Project 25 TEKs are symmetric keys. As a result, both the sender and recipient of a KMM must possess the same TEK in order for the KMM authentication to successfully take place. There are some exception cases identified by the Project 25 OTAR standard where the sender and recipient do not possess the same TEK. For such scenarios, the P25 OTAR standard allows the exchange of KMMs to take place without authentication.
This document describes a solution to authenticate KMMs when the sender and recipient do not share a common TEK. The solution is based off the use of public key digital signatures.
Project 25 Key Management Messages (KMMs) are used to conduct key management operations, including key transfer, between a Key Management Facility (KMF) and subscriber radio. Message integrity and source authentication of the KMMs is provided by the Message Authentication Code (MAC). The requirements and protocol definitions for using the KMM MAC can be found in TIA 102.AACA-1, section 5.4.
The Project 25 KMM is used to support key management operations for symmetric keys, which include Traffic Encryption Keys (TEKs) and Key Encryption Keys (KEKs). The MAC key is also a symmetric key. It is either a dedicated key that is shared between the KMF and subscriber radio, or it is derived from one of the radio’s TEKs using a well known algorithm.
There are some exception conditions where the subscriber radio may not currently have any TEKs, but still needs to conduct key management operations with the KMF. One scenario is where the radio user plans to give the radio to another user, or to a service shop. The common procedure is to manually erase the current TEKs in the radio before handing it over to the other user or service shop. When the owner gets the radio back, he or she may initiate a rekey request with the KMF in order to get new TEKs. This rekey request is transmitted without MAC authentication. As a result, the KMF can not verify the authenticity of the received rekey request.

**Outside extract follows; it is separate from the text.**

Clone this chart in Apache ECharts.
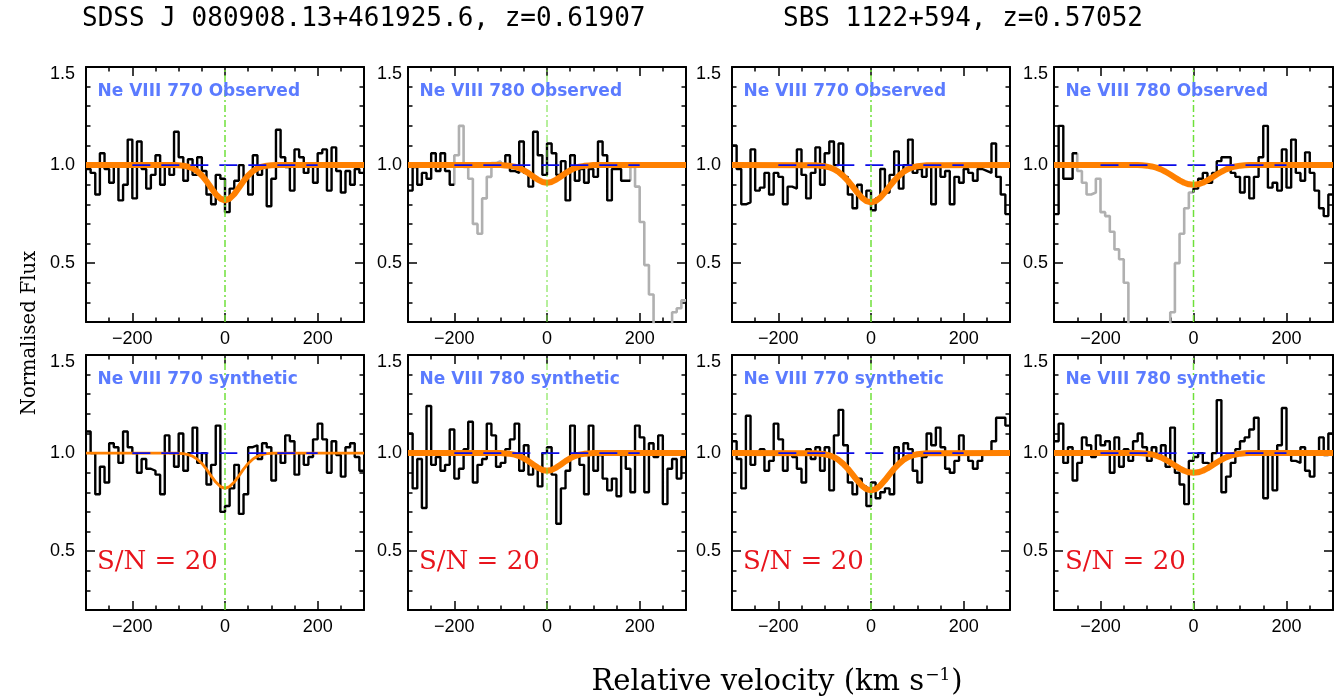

The TIA 102.AACA-2 standard allows the following KMMs to be sent without a MAC in scenarios where the subscriber radio does not have a TEK, or a dedicated symmetric key, that can be used to generate the MAC.
- Capabilities Command
- Capabilities Response
- No Service
Without MAC protection, these KMMs are susceptible to tampering or spoofing. Some possible attacks include the following:
1) attacker sends bogus Capabilities Command to the subscriber radio
In this case, the attacker sends an unencrypted Capabilities Command message,...